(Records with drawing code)
== == ==
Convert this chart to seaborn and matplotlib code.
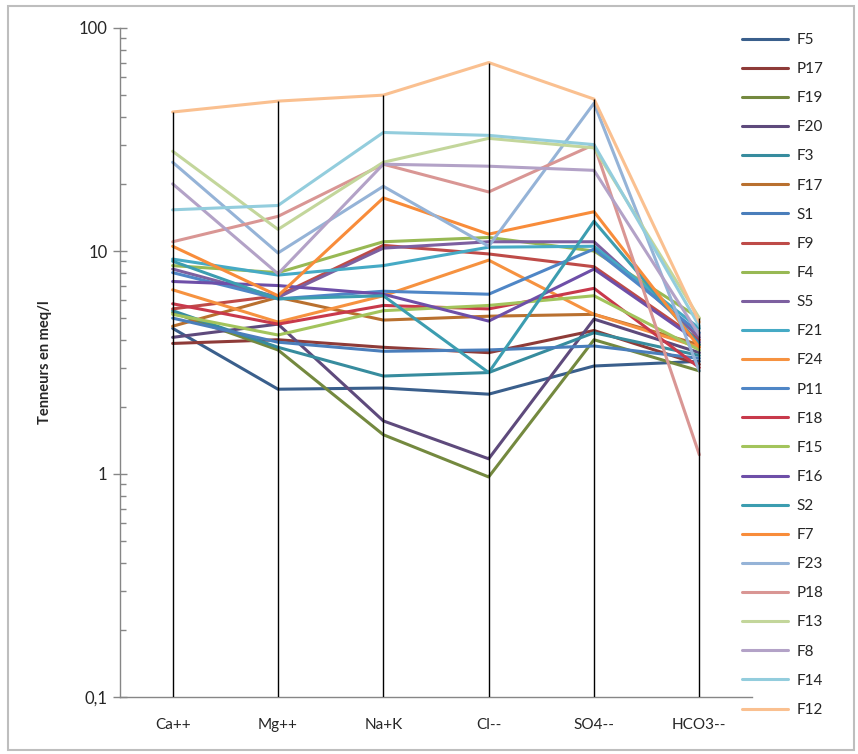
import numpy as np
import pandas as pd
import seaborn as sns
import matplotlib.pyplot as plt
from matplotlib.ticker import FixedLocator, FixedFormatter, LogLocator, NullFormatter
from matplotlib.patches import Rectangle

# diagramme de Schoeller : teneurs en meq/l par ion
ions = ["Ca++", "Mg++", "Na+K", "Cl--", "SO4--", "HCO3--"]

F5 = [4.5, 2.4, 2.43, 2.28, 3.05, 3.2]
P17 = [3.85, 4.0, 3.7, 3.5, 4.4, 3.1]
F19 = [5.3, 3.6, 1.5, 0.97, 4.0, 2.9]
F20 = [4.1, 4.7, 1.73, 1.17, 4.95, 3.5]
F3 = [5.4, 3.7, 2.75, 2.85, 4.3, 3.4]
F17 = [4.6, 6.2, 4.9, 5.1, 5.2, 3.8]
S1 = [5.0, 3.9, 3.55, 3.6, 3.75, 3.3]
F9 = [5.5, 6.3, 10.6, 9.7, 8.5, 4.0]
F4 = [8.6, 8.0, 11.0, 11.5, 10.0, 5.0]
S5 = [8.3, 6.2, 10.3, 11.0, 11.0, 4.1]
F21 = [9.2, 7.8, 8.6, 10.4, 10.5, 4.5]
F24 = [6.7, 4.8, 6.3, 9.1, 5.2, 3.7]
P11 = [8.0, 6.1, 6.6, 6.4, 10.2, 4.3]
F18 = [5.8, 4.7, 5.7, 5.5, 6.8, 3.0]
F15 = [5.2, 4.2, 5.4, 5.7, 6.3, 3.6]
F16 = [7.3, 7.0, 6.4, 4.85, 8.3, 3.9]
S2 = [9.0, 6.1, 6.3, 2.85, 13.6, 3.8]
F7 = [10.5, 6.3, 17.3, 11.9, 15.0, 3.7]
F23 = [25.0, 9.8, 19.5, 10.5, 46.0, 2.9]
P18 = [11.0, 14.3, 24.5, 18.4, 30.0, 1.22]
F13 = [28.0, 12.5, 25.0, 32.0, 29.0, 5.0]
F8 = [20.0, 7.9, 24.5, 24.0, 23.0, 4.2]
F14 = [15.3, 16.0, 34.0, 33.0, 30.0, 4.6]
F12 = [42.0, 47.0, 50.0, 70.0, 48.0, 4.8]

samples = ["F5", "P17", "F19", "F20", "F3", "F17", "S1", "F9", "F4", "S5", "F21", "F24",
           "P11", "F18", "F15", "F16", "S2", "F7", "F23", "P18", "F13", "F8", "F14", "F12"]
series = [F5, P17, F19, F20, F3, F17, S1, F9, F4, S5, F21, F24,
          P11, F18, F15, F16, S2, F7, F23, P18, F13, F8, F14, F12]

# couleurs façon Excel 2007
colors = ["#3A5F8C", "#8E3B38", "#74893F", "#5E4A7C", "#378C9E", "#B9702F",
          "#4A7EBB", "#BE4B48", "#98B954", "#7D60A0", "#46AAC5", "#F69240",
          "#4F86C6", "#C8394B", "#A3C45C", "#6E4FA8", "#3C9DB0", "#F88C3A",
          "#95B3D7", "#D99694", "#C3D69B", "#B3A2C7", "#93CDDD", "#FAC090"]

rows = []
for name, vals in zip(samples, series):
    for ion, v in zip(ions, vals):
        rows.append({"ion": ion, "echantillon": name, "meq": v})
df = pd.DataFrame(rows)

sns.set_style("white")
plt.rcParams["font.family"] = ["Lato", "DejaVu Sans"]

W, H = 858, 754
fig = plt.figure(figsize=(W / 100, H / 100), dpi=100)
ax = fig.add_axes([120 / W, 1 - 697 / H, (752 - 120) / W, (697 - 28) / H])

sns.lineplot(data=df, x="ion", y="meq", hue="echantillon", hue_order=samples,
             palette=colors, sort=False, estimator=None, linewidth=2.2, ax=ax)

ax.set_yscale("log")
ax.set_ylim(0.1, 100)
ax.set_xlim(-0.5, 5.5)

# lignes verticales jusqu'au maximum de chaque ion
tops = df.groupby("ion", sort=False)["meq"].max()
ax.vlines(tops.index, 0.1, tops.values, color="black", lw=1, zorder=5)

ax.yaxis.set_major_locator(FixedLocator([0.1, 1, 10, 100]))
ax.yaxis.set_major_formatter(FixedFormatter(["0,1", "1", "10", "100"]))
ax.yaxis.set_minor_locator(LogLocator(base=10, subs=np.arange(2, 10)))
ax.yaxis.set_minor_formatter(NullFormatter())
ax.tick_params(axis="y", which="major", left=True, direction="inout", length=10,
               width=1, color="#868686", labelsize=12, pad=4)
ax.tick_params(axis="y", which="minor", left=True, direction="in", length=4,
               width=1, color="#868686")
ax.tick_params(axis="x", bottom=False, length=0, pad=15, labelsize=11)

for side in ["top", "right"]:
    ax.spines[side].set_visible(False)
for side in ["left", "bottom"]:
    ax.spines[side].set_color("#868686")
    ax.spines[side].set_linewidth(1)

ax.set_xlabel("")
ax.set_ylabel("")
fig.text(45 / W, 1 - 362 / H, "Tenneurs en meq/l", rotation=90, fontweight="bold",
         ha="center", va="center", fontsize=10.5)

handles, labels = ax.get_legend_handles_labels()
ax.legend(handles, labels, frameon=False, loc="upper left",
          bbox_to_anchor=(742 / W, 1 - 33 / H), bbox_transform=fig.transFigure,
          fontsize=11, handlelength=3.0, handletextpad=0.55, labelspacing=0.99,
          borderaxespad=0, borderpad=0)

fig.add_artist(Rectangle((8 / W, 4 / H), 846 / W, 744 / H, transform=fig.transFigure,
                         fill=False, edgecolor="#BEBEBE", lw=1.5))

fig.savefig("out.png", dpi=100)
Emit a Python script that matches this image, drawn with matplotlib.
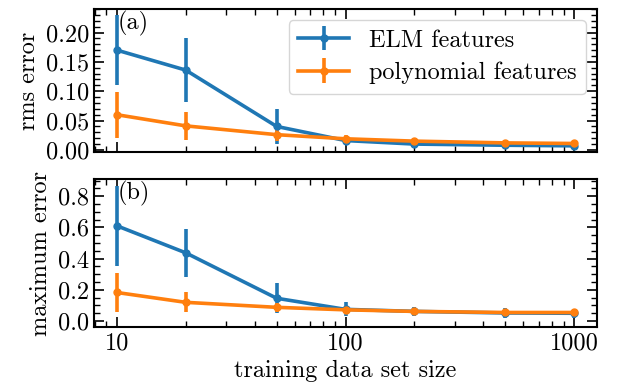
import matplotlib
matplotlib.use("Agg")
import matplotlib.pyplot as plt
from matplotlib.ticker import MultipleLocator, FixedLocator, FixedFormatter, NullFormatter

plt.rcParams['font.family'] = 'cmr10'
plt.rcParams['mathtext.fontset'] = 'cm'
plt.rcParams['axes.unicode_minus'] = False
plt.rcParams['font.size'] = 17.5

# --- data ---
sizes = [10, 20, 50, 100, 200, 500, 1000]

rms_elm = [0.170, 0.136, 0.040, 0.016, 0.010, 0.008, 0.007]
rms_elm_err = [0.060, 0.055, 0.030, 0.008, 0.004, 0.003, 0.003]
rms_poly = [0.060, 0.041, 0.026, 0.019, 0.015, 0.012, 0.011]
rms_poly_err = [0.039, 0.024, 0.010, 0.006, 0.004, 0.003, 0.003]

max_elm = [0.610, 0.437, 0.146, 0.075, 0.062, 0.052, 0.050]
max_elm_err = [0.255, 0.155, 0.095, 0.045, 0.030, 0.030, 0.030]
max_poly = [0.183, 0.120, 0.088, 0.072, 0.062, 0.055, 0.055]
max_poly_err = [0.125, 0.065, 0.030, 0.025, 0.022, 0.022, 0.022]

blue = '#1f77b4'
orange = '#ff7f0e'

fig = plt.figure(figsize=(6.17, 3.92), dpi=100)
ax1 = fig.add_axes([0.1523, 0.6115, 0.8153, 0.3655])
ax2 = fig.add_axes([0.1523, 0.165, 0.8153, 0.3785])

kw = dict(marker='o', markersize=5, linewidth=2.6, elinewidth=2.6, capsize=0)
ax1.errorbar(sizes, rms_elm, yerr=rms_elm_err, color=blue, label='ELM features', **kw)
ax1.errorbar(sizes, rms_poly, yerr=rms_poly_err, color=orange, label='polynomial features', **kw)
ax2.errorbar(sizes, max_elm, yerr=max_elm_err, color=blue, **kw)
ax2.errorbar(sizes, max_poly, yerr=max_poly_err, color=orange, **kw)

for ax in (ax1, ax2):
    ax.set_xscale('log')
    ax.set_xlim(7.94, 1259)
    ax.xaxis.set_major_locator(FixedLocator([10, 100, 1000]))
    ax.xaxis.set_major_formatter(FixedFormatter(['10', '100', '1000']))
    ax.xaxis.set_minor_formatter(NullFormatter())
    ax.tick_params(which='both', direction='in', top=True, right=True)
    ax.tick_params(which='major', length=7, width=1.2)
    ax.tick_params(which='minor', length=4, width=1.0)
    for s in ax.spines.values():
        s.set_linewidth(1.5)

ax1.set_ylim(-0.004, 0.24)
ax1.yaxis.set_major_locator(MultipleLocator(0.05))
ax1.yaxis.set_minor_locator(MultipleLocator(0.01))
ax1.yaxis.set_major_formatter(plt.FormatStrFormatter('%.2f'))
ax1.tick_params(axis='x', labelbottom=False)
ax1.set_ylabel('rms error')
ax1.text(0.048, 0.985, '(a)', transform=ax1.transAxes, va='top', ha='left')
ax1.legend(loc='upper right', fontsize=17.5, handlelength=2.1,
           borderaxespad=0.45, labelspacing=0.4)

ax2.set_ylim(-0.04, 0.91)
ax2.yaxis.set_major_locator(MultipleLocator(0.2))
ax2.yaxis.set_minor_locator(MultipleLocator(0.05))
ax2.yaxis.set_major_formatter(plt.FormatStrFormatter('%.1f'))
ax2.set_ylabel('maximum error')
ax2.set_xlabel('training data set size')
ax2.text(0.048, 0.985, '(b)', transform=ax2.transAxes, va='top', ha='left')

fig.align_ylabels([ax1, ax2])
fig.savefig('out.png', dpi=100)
== == ==
→ **Problem details**: Starting at the top of the listing above, reproduce each line up to and including the one with "from matplotlib.patches import Rectangle"; omit the pictures.

→ **Task output**:
Convert this chart to seaborn and matplotlib code.
import numpy as np
import pandas as pd
import seaborn as sns
import matplotlib.pyplot as plt
from matplotlib.ticker import FixedLocator, FixedFormatter, LogLocator, NullFormatter
from matplotlib.patches import Rectangle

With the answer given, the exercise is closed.